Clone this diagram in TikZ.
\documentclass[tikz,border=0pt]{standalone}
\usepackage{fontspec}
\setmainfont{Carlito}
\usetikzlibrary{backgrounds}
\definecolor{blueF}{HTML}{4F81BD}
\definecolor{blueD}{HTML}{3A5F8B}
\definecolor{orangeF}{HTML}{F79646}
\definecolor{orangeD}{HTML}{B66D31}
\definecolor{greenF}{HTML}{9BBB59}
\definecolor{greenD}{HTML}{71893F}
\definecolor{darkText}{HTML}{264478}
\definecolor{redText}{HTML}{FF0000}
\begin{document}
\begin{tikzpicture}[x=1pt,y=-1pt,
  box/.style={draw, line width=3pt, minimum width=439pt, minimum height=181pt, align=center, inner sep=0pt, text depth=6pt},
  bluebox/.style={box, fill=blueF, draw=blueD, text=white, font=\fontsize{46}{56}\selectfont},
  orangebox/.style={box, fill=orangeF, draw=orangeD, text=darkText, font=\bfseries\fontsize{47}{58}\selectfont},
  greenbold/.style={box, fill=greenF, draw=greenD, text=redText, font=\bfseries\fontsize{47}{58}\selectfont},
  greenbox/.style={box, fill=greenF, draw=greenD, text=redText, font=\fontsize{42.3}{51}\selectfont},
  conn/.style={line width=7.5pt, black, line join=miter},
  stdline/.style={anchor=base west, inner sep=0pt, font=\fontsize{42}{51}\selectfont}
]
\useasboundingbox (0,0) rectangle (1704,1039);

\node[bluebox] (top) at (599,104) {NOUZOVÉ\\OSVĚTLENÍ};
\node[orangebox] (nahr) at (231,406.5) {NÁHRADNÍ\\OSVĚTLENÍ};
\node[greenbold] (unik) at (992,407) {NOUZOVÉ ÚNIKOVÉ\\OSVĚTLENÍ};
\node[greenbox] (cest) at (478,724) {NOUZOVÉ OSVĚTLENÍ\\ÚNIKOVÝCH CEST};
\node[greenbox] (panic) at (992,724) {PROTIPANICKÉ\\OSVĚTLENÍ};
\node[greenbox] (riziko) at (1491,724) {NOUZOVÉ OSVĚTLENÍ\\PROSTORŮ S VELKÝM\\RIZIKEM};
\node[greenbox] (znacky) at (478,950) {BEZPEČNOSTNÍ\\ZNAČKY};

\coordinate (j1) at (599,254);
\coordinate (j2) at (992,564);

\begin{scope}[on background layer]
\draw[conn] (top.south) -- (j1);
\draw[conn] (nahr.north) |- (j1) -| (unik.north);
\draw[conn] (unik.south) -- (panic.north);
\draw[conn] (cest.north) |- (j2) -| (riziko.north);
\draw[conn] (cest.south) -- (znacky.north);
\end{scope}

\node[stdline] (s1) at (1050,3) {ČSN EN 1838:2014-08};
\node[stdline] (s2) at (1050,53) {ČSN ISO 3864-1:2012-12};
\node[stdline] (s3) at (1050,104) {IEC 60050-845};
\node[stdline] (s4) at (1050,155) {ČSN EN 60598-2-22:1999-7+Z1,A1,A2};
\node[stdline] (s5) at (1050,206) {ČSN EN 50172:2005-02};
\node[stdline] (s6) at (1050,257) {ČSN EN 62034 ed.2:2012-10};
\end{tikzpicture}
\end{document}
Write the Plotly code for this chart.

Task brief
Make an exact copy of all the data.

Expected output
Clone this diagram in TikZ.
\documentclass[tikz,border=0pt]{standalone}
\usepackage{fontspec}
\setmainfont{Carlito}
\usetikzlibrary{backgrounds}
\definecolor{blueF}{HTML}{4F81BD}
\definecolor{blueD}{HTML}{3A5F8B}
\definecolor{orangeF}{HTML}{F79646}
\definecolor{orangeD}{HTML}{B66D31}
\definecolor{greenF}{HTML}{9BBB59}
\definecolor{greenD}{HTML}{71893F}
\definecolor{darkText}{HTML}{264478}
\definecolor{redText}{HTML}{FF0000}
\begin{document}
\begin{tikzpicture}[x=1pt,y=-1pt,
  box/.style={draw, line width=3pt, minimum width=439pt, minimum height=181pt, align=center, inner sep=0pt, text depth=6pt},
  bluebox/.style={box, fill=blueF, draw=blueD, text=white, font=\fontsize{46}{56}\selectfont},
  orangebox/.style={box, fill=orangeF, draw=orangeD, text=darkText, font=\bfseries\fontsize{47}{58}\selectfont},
  greenbold/.style={box, fill=greenF, draw=greenD, text=redText, font=\bfseries\fontsize{47}{58}\selectfont},
  greenbox/.style={box, fill=greenF, draw=greenD, text=redText, font=\fontsize{42.3}{51}\selectfont},
  conn/.style={line width=7.5pt, black, line join=miter},
  stdline/.style={anchor=base west, inner sep=0pt, font=\fontsize{42}{51}\selectfont}
]
\useasboundingbox (0,0) rectangle (1704,1039);

\node[bluebox] (top) at (599,104) {NOUZOVÉ\\OSVĚTLENÍ};
\node[orangebox] (nahr) at (231,406.5) {NÁHRADNÍ\\OSVĚTLENÍ};
\node[greenbold] (unik) at (992,407) {NOUZOVÉ ÚNIKOVÉ\\OSVĚTLENÍ};
\node[greenbox] (cest) at (478,724) {NOUZOVÉ OSVĚTLENÍ\\ÚNIKOVÝCH CEST};
\node[greenbox] (panic) at (992,724) {PROTIPANICKÉ\\OSVĚTLENÍ};
\node[greenbox] (riziko) at (1491,724) {NOUZOVÉ OSVĚTLENÍ\\PROSTORŮ S VELKÝM\\RIZIKEM};
\node[greenbox] (znacky) at (478,950) {BEZPEČNOSTNÍ\\ZNAČKY};

\coordinate (j1) at (599,254);
\coordinate (j2) at (992,564);

\begin{scope}[on background layer]
\draw[conn] (top.south) -- (j1);
\draw[conn] (nahr.north) |- (j1) -| (unik.north);
\draw[conn] (unik.south) -- (panic.north);
\draw[conn] (cest.north) |- (j2) -| (riziko.north);
\draw[conn] (cest.south) -- (znacky.north);
\end{scope}

\node[stdline] (s1) at (1050,3) {ČSN EN 1838:2014-08};
\node[stdline] (s2) at (1050,53) {ČSN ISO 3864-1:2012-12};
\node[stdline] (s3) at (1050,104) {IEC 60050-845};
\node[stdline] (s4) at (1050,155) {ČSN EN 60598-2-22:1999-7+Z1,A1,A2};
\node[stdline] (s5) at (1050,206) {ČSN EN 50172:2005-02};
\node[stdline] (s6) at (1050,257) {ČSN EN 62034 ed.2:2012-10};
\end{tikzpicture}
\end{document}
Write the Plotly code for this chart.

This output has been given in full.